El azote del riesgo asociado al incremento de casos, de hospitales saturados por Covid-19 y de muertes parece un vuelta a la casilla de salida. Regresa la pesadilla del aumento de la incidencia en Europa y de nuevas variantes como ómicron. Sin embargo, por mucho que la deriva mutante del virus ponga en duda la efectividad de las vacunas, existe un bagaje inmunitario individual y poblacional que ha cambiado irremediablemente el nivel de daños que el SARS-CoV-2 nos puede causar, a cada uno de nosotros y a la sociedad en su conjunto. Así lo reseñó 20minutos.

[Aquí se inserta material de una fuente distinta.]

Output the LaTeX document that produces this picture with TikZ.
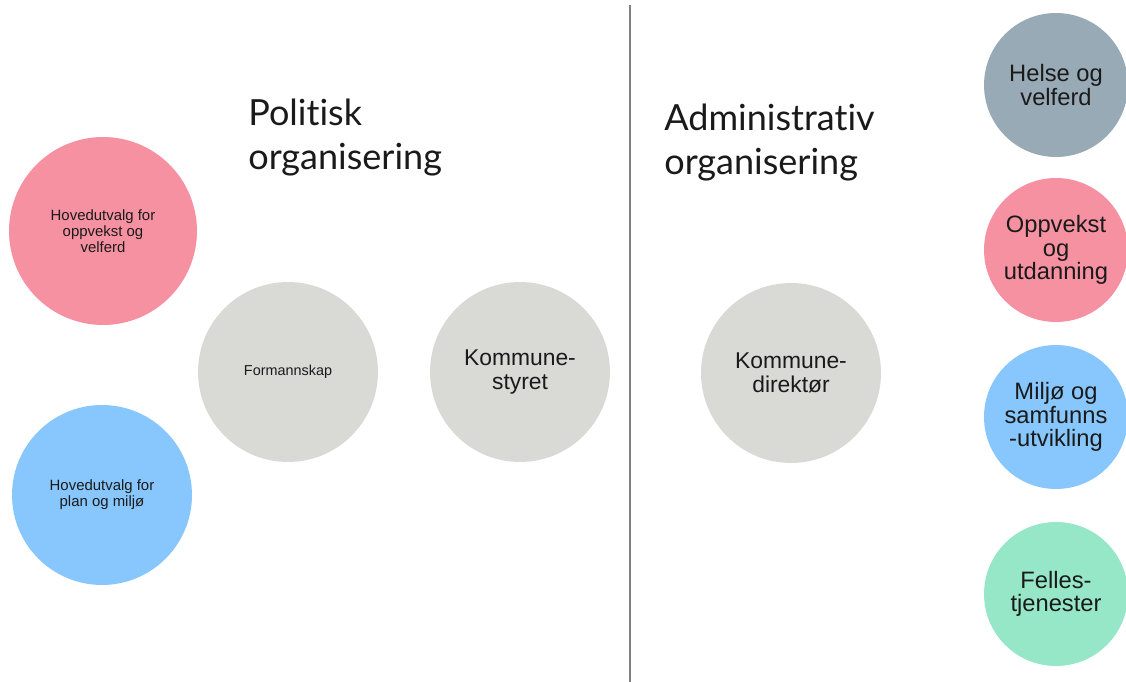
\documentclass[tikz,border=0pt]{standalone}
\usepackage{fontspec}
\setmainfont{Liberation Sans}
\newfontfamily\titlefont[Ligatures={NoCommon,NoRare}]{Lato}

\definecolor{rosa}{HTML}{F691A2}
\definecolor{himmel}{HTML}{87C7FE}
\definecolor{lysgraa}{HTML}{D9D9D5}
\definecolor{skifer}{HTML}{98AAB6}
\definecolor{mynte}{HTML}{95E7C8}
\definecolor{skrift}{HTML}{1A1A1A}
\definecolor{strek}{HTML}{808080}

\tikzset{
  bubble/.style={circle, draw=none, inner sep=0pt, align=center, text=skrift, minimum size=3.6cm},
  smallbubble/.style={bubble, minimum size=2.88cm, font=\fontsize{13.5}{13.5}\selectfont},
  heading/.style={anchor=north west, inner sep=0pt, align=left, text=skrift, font=\titlefont\fontsize{20.5}{25}\selectfont}
}

\begin{document}
\begin{tikzpicture}[x=0.02cm, y=-0.02cm]
\useasboundingbox[fill=white] (0,0) rectangle (1126,682);

\draw[strek, line width=0.6pt] (630,5) -- (630,682);

\node[heading] (politisk) at (248,99) {Politisk\\organisering};
\node[heading] (admin) at (664,104) {Administrativ\\organisering};

\node[bubble, fill=rosa, minimum size=3.76cm, font=\fontsize{8.5}{9.2}\selectfont] (oppvekstutvalg) at (103,231) {Hovedutvalg for\\oppvekst og\\velferd};
\node[bubble, fill=himmel, font=\fontsize{8.5}{9.2}\selectfont] (planutvalg) at (102,495) {Hovedutvalg for\\plan og milj\o};
\node[bubble, fill=lysgraa, font=\fontsize{8.2}{9}\selectfont] (formannskap) at (288,372) {Formannskap};
\node[bubble, fill=lysgraa, font=\fontsize{13}{13.5}\selectfont] (styret) at (520,372) {Kommune-\\styret};
\node[bubble, fill=lysgraa, font=\fontsize{13}{13.5}\selectfont] (direktor) at (791,373) {Kommune-\\direkt\o r};

\node[smallbubble, fill=skifer] (helse) at (1056,85) {Helse og\\velferd};
\node[smallbubble, fill=rosa] (oppvekst) at (1056,250) {Oppvekst\\og\\utdanning};
\node[smallbubble, fill=himmel] (miljo) at (1056,417) {Milj\o\ og\\samfunns\\-utvikling};
\node[smallbubble, fill=mynte] (felles) at (1056,594) {Felles-\\tjenester};
\end{tikzpicture}
\end{document}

Las principales vacunas actuales frente al SARS-CoV-2 están diseñadas para generar inmunidad adaptativa frente a la proteína de superficie del virus. Esta inmunidad toma la forma de una gran variedad de clones de linfocitos B y sus correspondientes anticuerpos, así como de linfocitos T. Sin embargo, va más allá de los anticuerpos neutralizantes que previenen que el virus entre en nuestras células. Que este sistema falle a la hora de prevenir la infección no es el fin del mundo.
Carecer de anticuerpos neutralizantes efectivos no implica que otros anticuerpos puedan tener otras funciones. Una función, por ejemplo, es cooperar en la identificación de células infectadas y ayudar a su destrucción. Estos sirven a modo de banderas que nuestro sistema inmunitario pone sobre las células infectadas para ser detectadas y atacadas por otras células como las células natural killer (NK), neutrófilos, monocitos y macrófagos.
Además, los linfocitos T son capaces de reconocer fragmentos de proteínas presentados en las células infectadas a través de los complejos mayores de histocompatibilidad de tipo I (MHC-I). Por eso, tener un buen repertorio de linfocitos T permitirá la destrucción selectiva de las células infectadas.